To find the slope \( m \) of the line that represents the relationship between time (in minutes) and the amount of water (in liters), we can use the two points provided: \((3, 90)\) and \((6, 150)\).
The formula for the slope \( m \) between two points \((x_1, y_1)\) and \((x_2, y_2)\) is given by:
\[ m = \frac{y_2 - y_1}{x_2 - x_1} \]
Substituting in our points:
- \( (x_1, y_1) = (3, 90) \)
- \( (x_2, y_2) = (6, 150) \)
Now we can calculate the slope:
\[ m = \frac{150 - 90}{6 - 3} = \frac{60}{3} = 20 \]
So, the slope \( m \) is 20 liters per minute.
Now we can write the equation of the line in the form \( y = mx + b \) using this slope.
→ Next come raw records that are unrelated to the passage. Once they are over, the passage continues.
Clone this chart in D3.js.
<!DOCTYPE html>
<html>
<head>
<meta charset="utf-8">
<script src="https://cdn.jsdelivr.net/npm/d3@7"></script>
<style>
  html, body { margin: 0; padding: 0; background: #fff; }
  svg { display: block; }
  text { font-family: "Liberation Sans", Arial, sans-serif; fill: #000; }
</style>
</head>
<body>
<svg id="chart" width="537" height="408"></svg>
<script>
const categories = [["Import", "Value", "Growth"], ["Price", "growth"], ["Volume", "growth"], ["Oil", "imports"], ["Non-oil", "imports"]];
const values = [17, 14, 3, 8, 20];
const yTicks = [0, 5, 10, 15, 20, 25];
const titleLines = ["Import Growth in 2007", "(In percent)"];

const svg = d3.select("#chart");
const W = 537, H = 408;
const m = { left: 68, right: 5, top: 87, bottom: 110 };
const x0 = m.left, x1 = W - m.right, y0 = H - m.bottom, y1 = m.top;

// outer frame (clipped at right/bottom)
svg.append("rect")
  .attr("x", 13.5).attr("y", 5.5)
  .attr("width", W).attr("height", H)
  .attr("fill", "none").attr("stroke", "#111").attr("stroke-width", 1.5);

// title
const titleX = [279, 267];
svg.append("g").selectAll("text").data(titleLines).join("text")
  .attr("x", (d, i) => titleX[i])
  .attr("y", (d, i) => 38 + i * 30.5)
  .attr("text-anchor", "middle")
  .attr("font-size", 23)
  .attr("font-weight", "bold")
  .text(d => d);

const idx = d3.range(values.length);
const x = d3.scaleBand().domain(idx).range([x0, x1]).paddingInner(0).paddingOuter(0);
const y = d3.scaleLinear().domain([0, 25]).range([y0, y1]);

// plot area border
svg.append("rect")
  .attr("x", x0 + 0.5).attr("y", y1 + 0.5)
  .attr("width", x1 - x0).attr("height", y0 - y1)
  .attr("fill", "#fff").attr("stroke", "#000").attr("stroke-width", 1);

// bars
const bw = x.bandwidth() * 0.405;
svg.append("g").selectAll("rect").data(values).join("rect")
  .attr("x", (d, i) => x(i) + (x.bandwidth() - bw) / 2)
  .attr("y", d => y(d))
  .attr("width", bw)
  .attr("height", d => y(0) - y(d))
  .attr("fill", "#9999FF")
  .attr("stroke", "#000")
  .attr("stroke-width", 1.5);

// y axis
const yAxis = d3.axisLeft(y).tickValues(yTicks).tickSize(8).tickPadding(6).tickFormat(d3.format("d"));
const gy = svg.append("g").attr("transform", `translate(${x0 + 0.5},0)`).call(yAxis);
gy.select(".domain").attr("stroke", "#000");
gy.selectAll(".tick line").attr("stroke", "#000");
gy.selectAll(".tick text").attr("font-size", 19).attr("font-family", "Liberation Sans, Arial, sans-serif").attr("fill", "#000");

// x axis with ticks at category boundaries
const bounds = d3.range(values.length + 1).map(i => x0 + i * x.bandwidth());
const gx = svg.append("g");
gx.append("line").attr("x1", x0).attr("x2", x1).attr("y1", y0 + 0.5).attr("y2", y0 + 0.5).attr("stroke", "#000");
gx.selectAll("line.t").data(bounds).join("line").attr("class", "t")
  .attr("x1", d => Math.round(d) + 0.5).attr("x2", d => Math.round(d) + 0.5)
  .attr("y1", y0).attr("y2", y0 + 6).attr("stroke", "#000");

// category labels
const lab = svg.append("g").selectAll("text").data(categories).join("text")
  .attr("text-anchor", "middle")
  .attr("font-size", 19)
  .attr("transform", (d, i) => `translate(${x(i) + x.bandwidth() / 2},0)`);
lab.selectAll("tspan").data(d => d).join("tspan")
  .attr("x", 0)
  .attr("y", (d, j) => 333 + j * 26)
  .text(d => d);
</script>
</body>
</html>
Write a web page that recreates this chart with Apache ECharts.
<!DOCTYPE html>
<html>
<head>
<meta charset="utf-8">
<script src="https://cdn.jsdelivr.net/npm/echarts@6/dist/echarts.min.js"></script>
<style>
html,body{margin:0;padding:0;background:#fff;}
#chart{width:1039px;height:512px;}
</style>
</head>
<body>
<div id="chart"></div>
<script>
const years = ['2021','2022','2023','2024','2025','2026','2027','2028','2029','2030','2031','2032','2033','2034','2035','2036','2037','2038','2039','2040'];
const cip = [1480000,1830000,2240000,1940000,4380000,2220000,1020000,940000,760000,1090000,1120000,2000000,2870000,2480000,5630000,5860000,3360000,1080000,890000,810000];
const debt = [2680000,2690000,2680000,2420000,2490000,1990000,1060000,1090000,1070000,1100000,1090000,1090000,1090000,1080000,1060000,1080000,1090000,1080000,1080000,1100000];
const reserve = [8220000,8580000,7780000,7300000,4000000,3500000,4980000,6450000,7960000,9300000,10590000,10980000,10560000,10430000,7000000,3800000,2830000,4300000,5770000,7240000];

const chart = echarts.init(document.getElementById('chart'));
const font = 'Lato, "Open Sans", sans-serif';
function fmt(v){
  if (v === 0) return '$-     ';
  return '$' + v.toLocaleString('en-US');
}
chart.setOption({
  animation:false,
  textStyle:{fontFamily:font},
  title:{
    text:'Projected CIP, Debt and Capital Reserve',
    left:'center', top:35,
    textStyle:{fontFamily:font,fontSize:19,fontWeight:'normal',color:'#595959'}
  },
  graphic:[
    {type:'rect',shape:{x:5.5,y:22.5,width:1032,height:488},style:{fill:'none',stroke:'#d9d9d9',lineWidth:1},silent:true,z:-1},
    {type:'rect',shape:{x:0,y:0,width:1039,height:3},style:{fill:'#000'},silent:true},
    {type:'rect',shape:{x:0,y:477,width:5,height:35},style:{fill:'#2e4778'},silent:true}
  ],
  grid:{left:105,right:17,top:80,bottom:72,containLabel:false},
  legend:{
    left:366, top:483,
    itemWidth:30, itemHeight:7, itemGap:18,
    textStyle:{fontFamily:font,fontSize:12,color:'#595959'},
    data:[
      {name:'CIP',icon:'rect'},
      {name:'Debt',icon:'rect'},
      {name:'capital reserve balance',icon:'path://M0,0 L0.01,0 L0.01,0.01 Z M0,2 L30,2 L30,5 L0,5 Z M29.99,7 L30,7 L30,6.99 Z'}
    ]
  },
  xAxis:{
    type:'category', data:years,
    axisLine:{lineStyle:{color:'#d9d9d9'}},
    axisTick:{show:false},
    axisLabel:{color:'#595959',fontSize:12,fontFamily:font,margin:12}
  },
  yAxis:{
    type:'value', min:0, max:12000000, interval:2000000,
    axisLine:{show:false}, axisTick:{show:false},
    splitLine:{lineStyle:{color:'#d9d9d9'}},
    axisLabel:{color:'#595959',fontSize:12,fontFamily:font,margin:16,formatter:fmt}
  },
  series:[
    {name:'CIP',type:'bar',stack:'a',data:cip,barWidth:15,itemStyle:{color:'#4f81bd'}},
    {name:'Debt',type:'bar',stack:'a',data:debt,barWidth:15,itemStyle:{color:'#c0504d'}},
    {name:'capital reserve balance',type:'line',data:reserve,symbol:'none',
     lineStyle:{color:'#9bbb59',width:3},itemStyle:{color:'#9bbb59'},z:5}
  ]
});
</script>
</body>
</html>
To find \( b \), we can use one of the points, say \((3, 90)\):
Plugging \( x = 3 \) and \( y = 90 \) into the equation \( y = mx + b \):
\[ 90 = 20(3) + b \] \[ 90 = 60 + b \] \[ b = 90 - 60 = 30 \]
Thus, the equation of the line is:
\[ y = 20x + 30 \]
To summarize:
- The slope \( m \) is 20.
- The equation of the line is \( y = 20x + 30 \).